The main issue to have come out of the tournament, and one which FIFA have already acknowledged is the debate on goal line technology.  One glaring mistake in the England v Germany match where the ball was well over the line, left FIFA officials red faced and forced them to apologise to the English delegate.  Prior to the tournament, FIFA had ruled that goal line technology was not required but it now looks inevitable that some kind of technological assistance will be available to officials in future major tournaments.

There is an old adage that if it is't broke, don't fix it.  This almost certainly applies to the Jabulani ball used throughout the tournament.  Whilst marketing would have been the main driver behind the use of such a ball, the fact remains that the manufacturer had tried something far too radical which had made the ball extremely difficult to control.  Balls used all over the World prior to the tournament were far superior in terms of providing quality soccer.  With hindsight, FIFA should have used one of these balls but still allowed the manufacturer to decorate the ball with their new graphics and logos, thus making the ball look like the one that was used but allowing it to perform more naturally.

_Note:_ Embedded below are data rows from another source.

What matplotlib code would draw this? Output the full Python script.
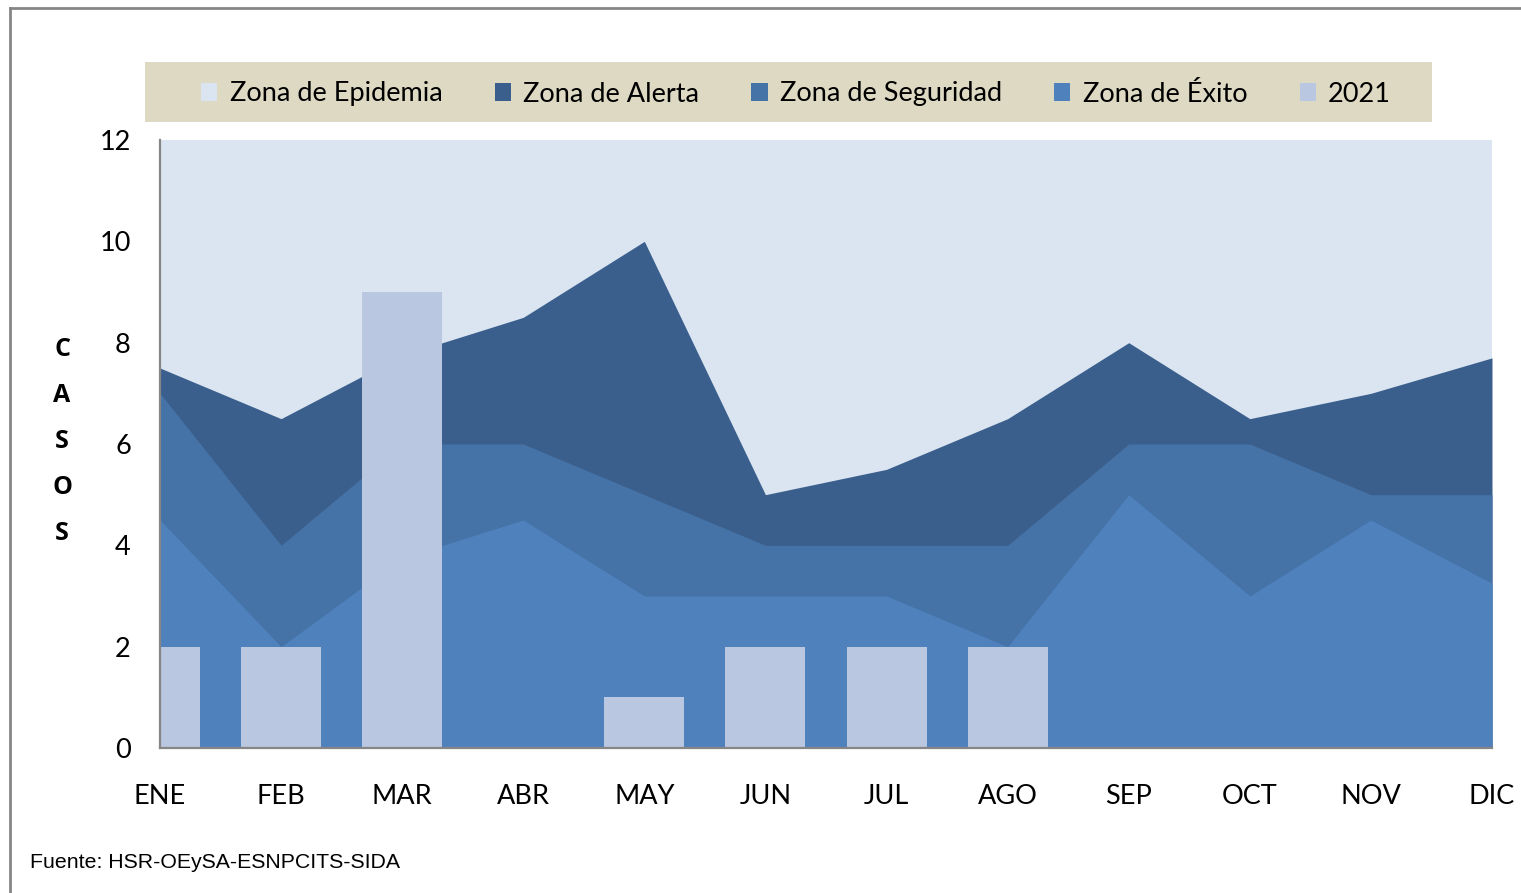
"""Canal endemico 2021: zonas de epidemia / alerta / seguridad / exito con casos 2021."""

import numpy as np
import matplotlib
matplotlib.use('Agg')
import matplotlib.pyplot as plt
from matplotlib.patches import Patch, Rectangle
from matplotlib.lines import Line2D

# --- data (upper limit of each zone, and 2021 cases) ---
months = ['ENE', 'FEB', 'MAR', 'ABR', 'MAY', 'JUN', 'JUL', 'AGO', 'SEP', 'OCT', 'NOV', 'DIC']
zona_exito = [4.5, 2, 3.75, 4.5, 3, 3, 3, 2, 5, 3, 4.5, 3.25]
zona_seguridad = [7, 4, 6, 6, 5, 4, 4, 4, 6, 6, 5, 5]
zona_alerta = [7.5, 6.5, 7.75, 8.5, 10, 5, 5.5, 6.5, 8, 6.5, 7, 7.7]
zona_epidemia = [12] * 12
casos_2021 = [2, 2, 9, 0, 1, 2, 2, 2, 0, 0, 0, 0]
y_ticks = [0, 2, 4, 6, 8, 10, 12]

legend_labels = ['Zona de Epidemia', 'Zona de Alerta', 'Zona de Seguridad', 'Zona de Éxito', '2021']
colors = {
    'epidemia': '#DBE5F1',
    'alerta': '#3A5F8D',
    'seguridad': '#4573A7',
    'exito': '#4F81BD',
    '2021': '#BAC7E0',
}

W, H = 1521, 893
FONT = 'Lato'

fig = plt.figure(figsize=(W / 100, H / 100), dpi=100)
fig.patch.set_facecolor('white')
ax = fig.add_axes([160 / W, 1 - 748 / H, (1492 - 160) / W, (748 - 140) / H])

x = np.arange(len(months))
ax.fill_between(x, 0, zona_epidemia, color=colors['epidemia'], lw=0)
ax.fill_between(x, 0, zona_alerta, color=colors['alerta'], lw=0)
ax.fill_between(x, 0, zona_seguridad, color=colors['seguridad'], lw=0)
ax.fill_between(x, 0, zona_exito, color=colors['exito'], lw=0)
ax.bar(x, casos_2021, width=0.66, color=colors['2021'], lw=0, zorder=3)

ax.set_xlim(0, len(months) - 1)
ax.set_ylim(0, 12)
ax.set_xticks(x)
ax.set_xticklabels(months, fontsize=19.5, family=FONT)
ax.set_yticks(y_ticks)
ax.set_yticklabels([str(t) for t in y_ticks], fontsize=19.5, family=FONT)
ax.tick_params(axis='x', length=0, pad=26)
ax.tick_params(axis='y', length=0, pad=21)
for side in ['top', 'right']:
    ax.spines[side].set_visible(False)
for side in ['left', 'bottom']:
    ax.spines[side].set_color('#868686')
    ax.spines[side].set_linewidth(1.6)
    ax.spines[side].set_zorder(5)

# vertical "CASOS" label
for i, ch in enumerate('CASOS'):
    fig.text(62 / W, 1 - (349 + 46 * i) / H, ch, fontsize=18, fontweight='bold',
             family='Open Sans', ha='center', va='center')

# legend in beige band
fig.patches.append(Rectangle((145 / W, 1 - 122 / H), (1432 - 145) / W, 60 / H,
                             transform=fig.transFigure, facecolor='#DDD9C3',
                             edgecolor='none', zorder=0))
handles = [Patch(facecolor=colors[k], edgecolor='none')
           for k in ['epidemia', 'alerta', 'seguridad', 'exito', '2021']]
fig.legend(handles, legend_labels, loc='center', ncol=5,
           bbox_to_anchor=(796 / W, 1 - 94 / H),
           frameon=False, prop={'family': FONT, 'size': 19.5},
           handlelength=0.6, handleheight=0.6, handletextpad=0.45,
           columnspacing=1.93)

fig.text(30 / W, 1 - 862 / H, 'Fuente: HSR-OEySA-ESNPCITS-SIDA',
         fontsize=15.3, family='Liberation Sans', ha='left', va='center')

# outer chart border (left and top edges visible)
fig.add_artist(Line2D([10 / W, 10 / W], [0, 1 - 8 / H], color='#868686', lw=2))
fig.add_artist(Line2D([10 / W, 1], [1 - 8 / H, 1 - 8 / H], color='#868686', lw=2))

fig.savefig('out.png', dpi=100)
plt.close(fig)
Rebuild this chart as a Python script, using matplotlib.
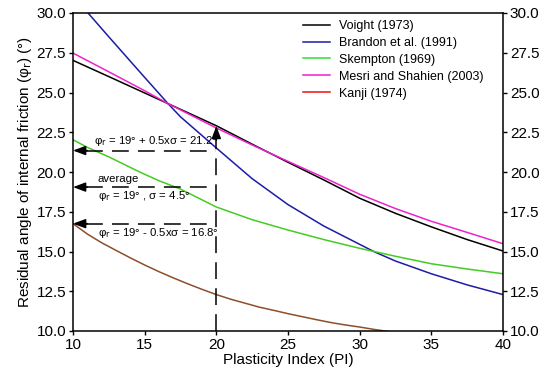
import matplotlib
matplotlib.use("Agg")
import matplotlib.pyplot as plt
from matplotlib.lines import Line2D

plt.rcParams['font.family'] = ['Liberation Sans', 'DejaVu Sans']

pi_x = [10, 12.5, 15, 16.63, 20, 22.5, 25, 27.5, 30, 32.5, 35, 37.5, 40]
voight = [27.02, 26.0, 24.97, 24.3, 22.91, 21.75, 20.61, 19.5, 18.35, 17.4, 16.55, 15.75, 15.03]
mesri = [27.48, 26.3, 25.11, 24.3, 22.77, 21.7, 20.67, 19.65, 18.6, 17.7, 16.9, 16.2, 15.49]
skempton_x = [10, 11, 12.5, 14.65, 16, 17.44, 20, 22.5, 25, 27.5, 30, 32.5, 35, 37.5, 40]
skempton = [22.03, 21.55, 20.95, 20.0, 19.45, 18.95, 17.8, 17.0, 16.35, 15.75, 15.2, 14.7, 14.23, 13.9, 13.6]
brandon_x = [11.05, 12.5, 15, 16.63, 17.5, 20, 22.5, 25, 27.5, 30, 31.05, 32.5, 35, 37.5, 40]
brandon = [30.0, 28.5, 25.95, 24.3, 23.47, 21.51, 19.58, 17.95, 16.6, 15.45, 14.97, 14.4, 13.6, 12.9, 12.29]
kanji_x = [10, 11, 12, 13, 14, 15, 16, 17, 18, 19, 20, 21, 22, 23, 24, 25,
           26, 27, 28, 29, 30, 31, 32]
kanji = [16.75, 16.1, 15.55, 15.07, 14.6, 14.15, 13.73, 13.34, 12.97, 12.62, 12.29,
         12.0, 11.75, 11.5, 11.3, 11.09, 10.9, 10.71, 10.53, 10.38, 10.25, 10.1, 9.97]

labels = ["Voight (1973)", "Brandon et al. (1991)", "Skempton (1969)",
          "Mesri and Shahien (2003)", "Kanji (1974)"]
colors = ["#000000", "#1c1ca6", "#33dd33", "#ee22cc", "#ee1111"]

levels = [21.35, 19.05, 16.75]
pi_mark = 20
top_mark = 22.9

fig = plt.figure(figsize=(5.5, 3.76), dpi=100)
ax = fig.add_axes([73 / 550, 1 - 331 / 376, 430 / 550, 318 / 376])

lw = 1.1
ax.plot(pi_x, voight, color=colors[0], lw=lw)
ax.plot(brandon_x, brandon, color=colors[1], lw=lw)
ax.plot(skempton_x, skempton, color="#44cc22", lw=lw)
ax.plot(pi_x, mesri, color=colors[3], lw=lw)
ax.plot(kanji_x, kanji, color="#8c4f2a", lw=lw)

dash = (0, (11, 6))
arrow = dict(arrowstyle='-|>,head_length=0.75,head_width=0.28',
             color='black', lw=1.1, shrinkA=0, shrinkB=0)
for lv in levels:
    ax.plot([10.9, pi_mark], [lv, lv], color='black', lw=1.1, linestyle=dash)
    ax.annotate("", xy=(10, lv), xytext=(11.0, lv), arrowprops=arrow)
ax.plot([pi_mark, pi_mark], [10, top_mark - 0.8], color='black', lw=1.1, linestyle=dash)
ax.annotate("", xy=(pi_mark, top_mark), xytext=(pi_mark, top_mark - 0.9), arrowprops=arrow)

fs = 8.2
ax.text(11.44, 21.93, r"φ$_\mathrm{r}$ = 19° + 0.5xσ = 21.2°", fontsize=fs, va='center')
ax.text(11.74, 19.54, "average", fontsize=fs, va='center')
ax.text(11.74, 18.49, r"φ$_\mathrm{r}$ = 19° , σ = 4.5°", fontsize=fs, va='center')
ax.text(11.74, 16.16, r"φ$_\mathrm{r}$ = 19° - 0.5xσ = 16.8°", fontsize=fs, va='center')

ax.set_xlim(10, 40)
ax.set_ylim(10, 30)
ax.set_xticks([10, 15, 20, 25, 30, 35, 40])
yt = [10, 12.5, 15, 17.5, 20, 22.5, 25, 27.5, 30]
ax.set_yticks(yt)
ax.set_yticklabels([f"{v:.1f}" for v in yt])
ax.tick_params(axis='both', direction='out', length=3, labelsize=11, width=1, pad=2)
ax.tick_params(axis='y', right=True, labelright=True)
for s in ax.spines.values():
    s.set_linewidth(1.1)

ax.set_xlabel("Plasticity Index (PI)", fontsize=11, labelpad=1)
ax.set_ylabel(r"Residual angle of internal friction (φ$_\mathrm{r}$) (°)", fontsize=11, labelpad=2)

handles = [Line2D([], [], color=c, lw=1.1) for c in colors]
ax.legend(handles, labels, loc='upper left', bbox_to_anchor=(303 / 550, 1 - 20 / 376),
          bbox_transform=fig.transFigure, frameon=False, borderpad=0, borderaxespad=0,
          fontsize=9, handlelength=2.16, labelspacing=0.39, handletextpad=0.72)

fig.savefig("out.png", dpi=100)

On a positive note, FIFA's decision to allow the vuvuzela horns into games was probably a good one.  Although in the early games there was a mixed reaction to them, people got used to them as the tournament went on, allowing everyone to share in the South African culture.

As with any tournament, there are going to be some games which are not as attractive as others and therefore not every seat will be sold.  FIFA need to look at this and come up with schemes that enable most seats are filled.  One way of accomplishing this would be to give the tickets away to local schoolchildren and provide discounted tickets to their parent or carer.  FIFA has the image of the game to protect and with shots of the matches being beamed all around the world, it could be damaging for the long term future of the game if people are constantly seeing half empty stadiums.  Although this scenario sounds ideal, FIFA need to be very careful so as not to upset fans who have already bought their tickets at premium prices.

During the Uruguay v Ghana quarter final, there was an incident, deep into extra time where a deliberate handball on the goal line prevented Ghana from scoring and progressing to the semi final.  Although a penalty was awarded and subsequently missed, there was still a feeling of injustice around the footballing world.  Although it is accepted that this is all part of soccer, FIFA would be wise to look at ways of taking this kind of action out of the game.  A penalty goal has been talked about but this will probably not be introduced although a greater penalty in terms of longer suspension for the player involved should prove an effective deterrent.

Although things do need to change with the times, soccer is still a beautiful game with a lot going for it.  It is important that we embrace the good things in the game and that it is not changed, purely for the sake of it.